A creepy mystery character who may be a serial killer belongs in a van, and former Nazi scientist Doctor Krieger has one. It is a custom Chevrolet or GMC van straight out of the 1970s, complete with mural and porthole window.
An exceptionally nerdy character, on the other hand, presents a special challenge – what car will be distinctive, yet completely undesirable and viewed unfavorably by everyone in the audience? For company accountant Cyril Figgis, the answer is a Communist bloc car. He drives a Dacia 1300, a Romanian copy of the Renault 12. The grille and badge confirm it as a Dacia and not the Renault original. For an American audience, making the car a Renault would have been sufficient, but for European audiences with favorable views of Renault, making the car a Dacia ensures its low status. Thanks to the magic of animation, there was no need to find an actual Dacia in the United States to film this scene.
Episodes about overseas missions allow the animation artists to stretch their car inventory even further. The GAZ-24 Volga, the mainstay of Soviet officialdom during the Cold War, appears prominently in episodes set in the Soviet Union.
The Toyota Hi-Lux, that staple of militias and warlords around the world, of course makes an appearance. For an episode set in North Africa, the writers and artists reached back all the way to the 1969-72 Hi-Lux, a quirky choice compared to the far more familiar 1980s and 1990s versions seen in TV news reports from war zones worldwide.
When overseas and pursued by gunmen in a Hi-Lux, you cannot always be choosy about your ride, so a rusty Fiat 600 with a mismatched door and a broken headlight sometimes will have to do. This car is one of many European microcars that appear in episodes set outside of North America. The writers and artists clearly enjoy featuring tiny cars that most Americans have never seen and could never take seriously.
The artists clearly take seriously rendering cars and other vehicles accurately, even when few, if any, viewers would notice a difference, and the depictions of military vehicles that appear in some episodes set overseas highlight this attention to detail. Few viewers will know what a MAZ-543 is, and even fewer will know exactly what one looks like, but the artists of Archer rendered these mobile Scud launchers accurately.
At other times, the artists clearly are having fun with brief homages to famous cars of the past, sometimes more than one at the same time. Here, Lana Kane drives a Lotus 49, an innovative Colin Chapman-designed Formula One car that was the first to use the Ford Cosworth DFV four-valve V-8 engine and also was the first F1 World Championship winner (1968) to use the engine as a stressed member. The artists not only featured a Lotus 49 but also gave it Herbie the Love Bug livery, for no apparent reason other than that it would amuse them.

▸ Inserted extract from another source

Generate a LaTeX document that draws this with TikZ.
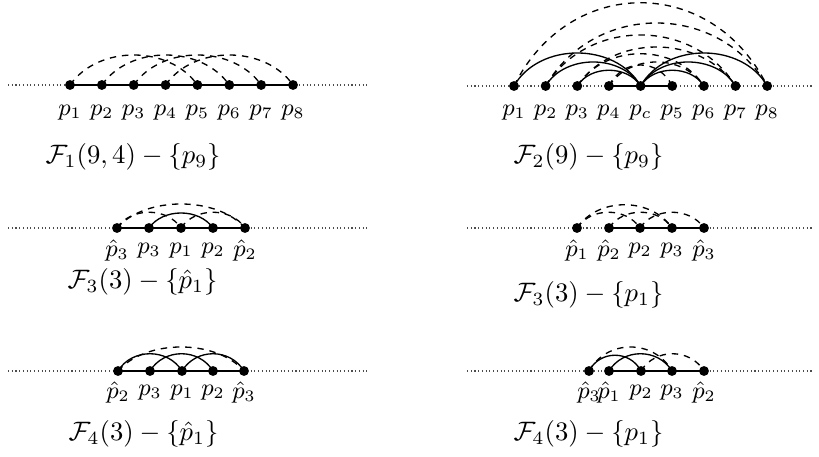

Returning from Europe to ISIS headquarters in New York City, we see another homage to a famous car of the past, this one as far from a race car as it can be – the red Ford F-1 pickup truck from Sanford and Son. Visible on screen for only a few seconds, it is a perfect example of the attitude toward cars shown in Archer: knowledgeable, with a truly global perspective, and above all, enthusiastic. It is one of the many classic car references in every episode that will keep experts watching closely.